You know when you're at an exhibition, you can't embrace all the works, your mind makes choices and leaves the rest behind. You'll forget many of them, if you're lucky or have a good memory, you might retain two or three. However, most often, attention settles on a single work, and that work comes to represent what you thought of the show.

There are many situations in which we have to make these minor choices, choices that will not change the current state of affairs: leafing through the pages of a magazine, glancing at the numerous ads until an image holds your gaze, choosing one item over another in a shop... Shops, magazines, galleries... Whether or not a purchase is made is beside the point. What matters is the afterimage. You will think about that dress, that cardigan, that painting once you leave.

The comparison may seem a little bold, yet galleries are not so different from luxury department stores, are they? The mechanisms are similar. Beauty owes much to the invisible threads : of labour, costs, consequences.

Of course I say this because among the thirty paintings and drawings in The latest thing, my mind chose one to represent the others. It’s a painting of a woman going out. A man is helping her put on her coat, even though she doesn’t seem to need this kind of masculine assistance known as gallantry. Behind them, black fences mark the boundaries of a house, and the title - a postcode, W1 - tells us that we are in Central London. Mayfair, Marylebone, Fitzrovia or Soho, famous streets associated with wealth, fashion and cultural capital. Let’s keep it simple: places with fences.

The woman is wearing a Prada autumn-winter 2000 top with a print depicting workers on their way to the factory. The garment carries an image of collective labour across a body of privileges. The workers march forward, while she remains still. They are many, she is singular. The painting stages a quiet but insistent social demarcation.

Perhaps this is why my mind lingered on this painting. It’s almost the only one set outdoors. It’s also one of the few images that suggest a narrative scene, while most of the paintings are taken from online fashion- show archives or advertisements in Vogue.
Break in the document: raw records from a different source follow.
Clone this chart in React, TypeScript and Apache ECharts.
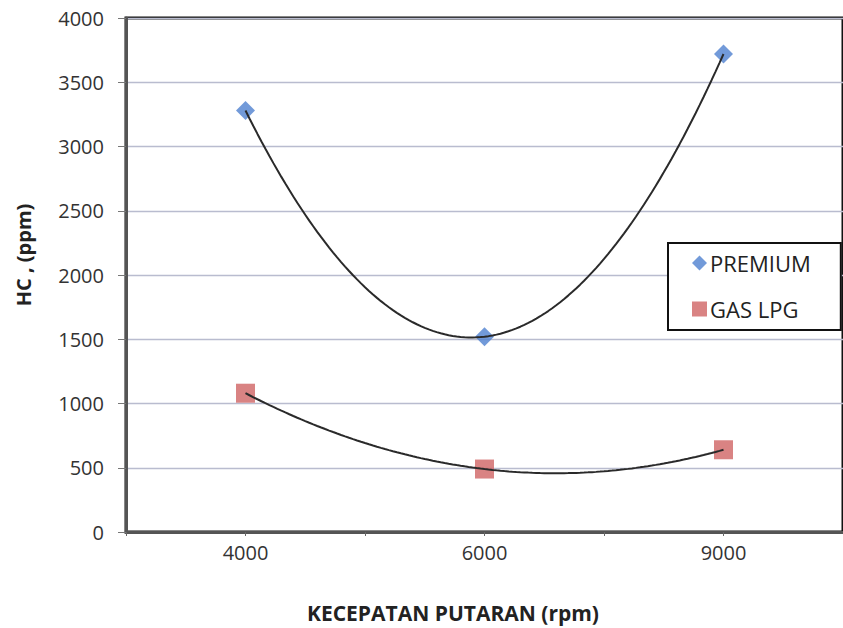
import React, { useEffect, useRef } from "react";
import * as echarts from "echarts";

// Engine speed categories (rpm)
const speeds = ["4000", "6000", "9000"];
// HC emission (ppm) for each fuel
const premium = [3280, 1520, 3720];
const lpg = [1080, 490, 640];
// Y axis range
const yMin = 0;
const yMax = 4000;
const yStep = 500;

const xTitle = "KECEPATAN PUTARAN (rpm)";
const yTitle = "HC , (ppm)";

const FONT = "Open Sans";

// Order-2 polynomial trendline: with three points it is the interpolating parabola
function polyTrend(values: number[], steps = 120): number[][] {
  const xs = values.map((_, i) => i);
  const pts: number[][] = [];
  for (let s = 0; s <= steps; s++) {
    const x = xs[0] + ((xs[xs.length - 1] - xs[0]) * s) / steps;
    let y = 0;
    for (let i = 0; i < xs.length; i++) {
      let l = 1;
      for (let j = 0; j < xs.length; j++) {
        if (j !== i) l *= (x - xs[j]) / (xs[i] - xs[j]);
      }
      y += values[i] * l;
    }
    pts.push([x, y]);
  }
  return pts;
}

export default function App() {
  const ref = useRef<HTMLDivElement>(null);

  useEffect(() => {
    if (!ref.current) return;
    const chart = echarts.init(ref.current, undefined, { renderer: "svg" });
    chart.setOption({
      animation: false,
      backgroundColor: "#ffffff",
      textStyle: { fontFamily: FONT },
      grid: {
        left: 126,
        top: 18,
        width: 726,
        height: 514,
        show: true,
        borderColor: "#111111",
        borderWidth: 3,
        backgroundColor: "#ffffff",
      },
      graphic: [
        {
          type: "text",
          x: 453,
          y: 613,
          style: {
            text: xTitle,
            fontFamily: FONT,
            fontSize: 21,
            fontWeight: "bold",
            fill: "#222222",
            textAlign: "center",
            textVerticalAlign: "middle",
          },
        },
        {
          type: "text",
          x: 23,
          y: 255,
          rotation: Math.PI / 2,
          style: {
            text: yTitle,
            fontFamily: FONT,
            fontSize: 20,
            fontWeight: "bold",
            fill: "#222222",
            textAlign: "center",
            textVerticalAlign: "middle",
          },
        },
      ],
      legend: {
        data: [
          { name: "PREMIUM", icon: "diamond" },
          { name: "GAS LPG", icon: "rect" },
        ],
        orient: "vertical",
        left: 668,
        top: 243,
        padding: [9, 30, 10, 24],
        itemGap: 24,
        itemWidth: 15,
        itemHeight: 15,
        backgroundColor: "#ffffff",
        borderColor: "#111111",
        borderWidth: 2,
        textStyle: { fontFamily: FONT, fontSize: 22, color: "#222222", padding: [0, 0, 0, -2] },
        selectedMode: false,
      },
      xAxis: [
        {
          type: "category",
          data: speeds,
          boundaryGap: true,
          axisLine: { show: true, lineStyle: { color: "#555555", width: 3 } },
          axisTick: { show: false },
          axisLabel: { fontFamily: FONT, fontSize: 20, color: "#333333", margin: 10 },
          splitLine: { show: false },
        },
        {
          // hidden numeric scale for the trendlines; also carries the tick marks
          type: "value",
          position: "bottom",
          min: -0.5,
          max: 2.5,
          interval: 0.5,
          axisLine: { show: false },
          axisTick: { show: true, length: 4, inside: false, lineStyle: { color: "#666666", width: 1 } },
          axisLabel: { show: false },
          splitLine: { show: false },
        },
      ],
      yAxis: {
        type: "value",
        min: yMin,
        max: yMax,
        interval: yStep,
        axisLine: { show: true, onZero: false, lineStyle: { color: "#555555", width: 3 } },
        axisTick: { show: true, length: 8, lineStyle: { color: "#777777", width: 1 } },
        axisLabel: {
          fontFamily: FONT,
          fontSize: 20,
          color: "#333333",
          margin: 22,
          formatter: (v: number) => String(v),
        },
        splitLine: { show: true, lineStyle: { color: "#b9bccf", width: 1.3 } },
      },
      series: [
        {
          name: "PREMIUM",
          type: "scatter",
          xAxisIndex: 0,
          data: premium,
          symbol: "diamond",
          symbolSize: 19,
          itemStyle: { color: "#4f81cf" },
          z: 2,
        },
        {
          name: "GAS LPG",
          type: "scatter",
          xAxisIndex: 0,
          data: lpg,
          symbol: "rect",
          symbolSize: 19,
          itemStyle: { color: "#d06464" },
          z: 2,
        },
        {
          name: "PREMIUM trend",
          type: "line",
          xAxisIndex: 1,
          data: polyTrend(premium),
          showSymbol: false,
          lineStyle: { color: "#2a2a2a", width: 2 },
          z: 3,
        },
        {
          name: "GAS LPG trend",
          type: "line",
          xAxisIndex: 1,
          data: polyTrend(lpg),
          showSymbol: false,
          lineStyle: { color: "#2a2a2a", width: 2 },
          z: 3,
        },
      ],
    });
    return () => chart.dispose();
  }, []);

  return (
    <div
      ref={ref}
      style={{ position: "fixed", left: 0, top: 0, width: 843, height: 628 }}
    />
  );
}
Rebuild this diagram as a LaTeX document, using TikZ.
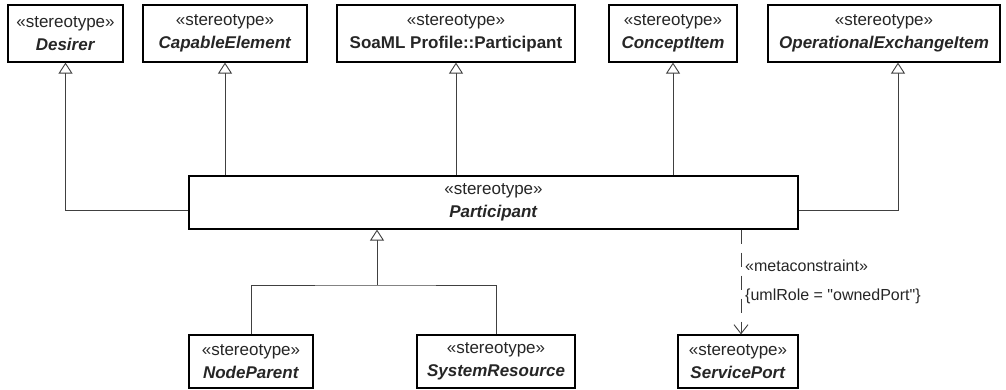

I’ve always thought that when these magazines came out, everything in them felt outdated. And that strikes me even more in Alma's paintings: the figures look skinny, late, dead. When the titles are not named after designers - Worth, Balenciaga, Miu Miu in her fairy bouncy skirt - they evoke qualities that are slipping away: very lowering, One’s period is when one is very young...

The woman in W1 appears momentarily absent, absorbed by a private vision, her gaze is drifting and she has that expression you get after catching a glimpse of something that - for a second - reminds you of something you can’t articulate. And I surprise myself: « Of course, she’s into the latest thing », the instant when something seems new, urgent, charged with promise, only to vanish almost immediately.

What is « the latest thing » then? The expression usually refers to something new that is attracting attention, but in Alma Feldhandler’s paintings nothing really looks new. At a previous exhibition, I heard someone ask if the paintings belonged to an estate, thinking they were the work of an artist no longer alive. And it’s true that some of the works give you the impression they’ve been inherited rather than produced recently. But if they appear to come from another era, it remains unclear which one.

Different periods and reigns coexist in The latest thing: Edwardian and Victorian garments alongside late capitalist fashion imagery. This deliberate mix produces a strange equivalence. Clothes from different centuries, images from different regimes of power and production appear to belong to the same moment.

Distinctions between before and after, early and late, dissolve. No era governs another, none is granted precedence or more authority. Like a runway where everyone is equally worn out.

In Alma Feldhandler’s work, newness is always belated. Everything is the latest thing because everything comes at once: late. Unlike the ads she uses, her images do not announce anything. They fall like drops into the ocean of time. Even a small painting, resembling a postcard of the NYC skyline, feels sent from a sunken city.

Alma Feldhandler escapes the reign of the latest thing precisely because her paintings belong to no reign at all. They are not anchored in a sovereign style or a historical authority. This could explain the confusion of the previous visitor. The reign of the latest thing is undone from within. It doesn’t look new because it doesn’t seek to reign.

Novelty is an illusion. Much like the recurring fences in the backgrounds, novelty suggests a division between what is current and what is obsolete. Alma Feldhandler’s paintings quietly dismantle that distinction. She sails through epochs appropriating images without any allegiance. In the end, everything is on the same side of the fence.

A few weeks before the exhibition, she told me: « Damn. I should have also painted a Jolly Roger ! » A smiling skull above crossed bones on a red flag. These were meant to impress the British Royal Navy and merchant vessels in the early 18th century to let them know the intentions of the pirates. It delivered a simple message: no quarter.

To those who still believe the latest thing could change something, it will not. We will not be rescued by novelty. No one will be spared. No mercy will be given. Except maybe for that unbothered Poli walking by the bike stand or the naked hunchbacked Coal miner: the two or three immortal and timeless figures worth remembering.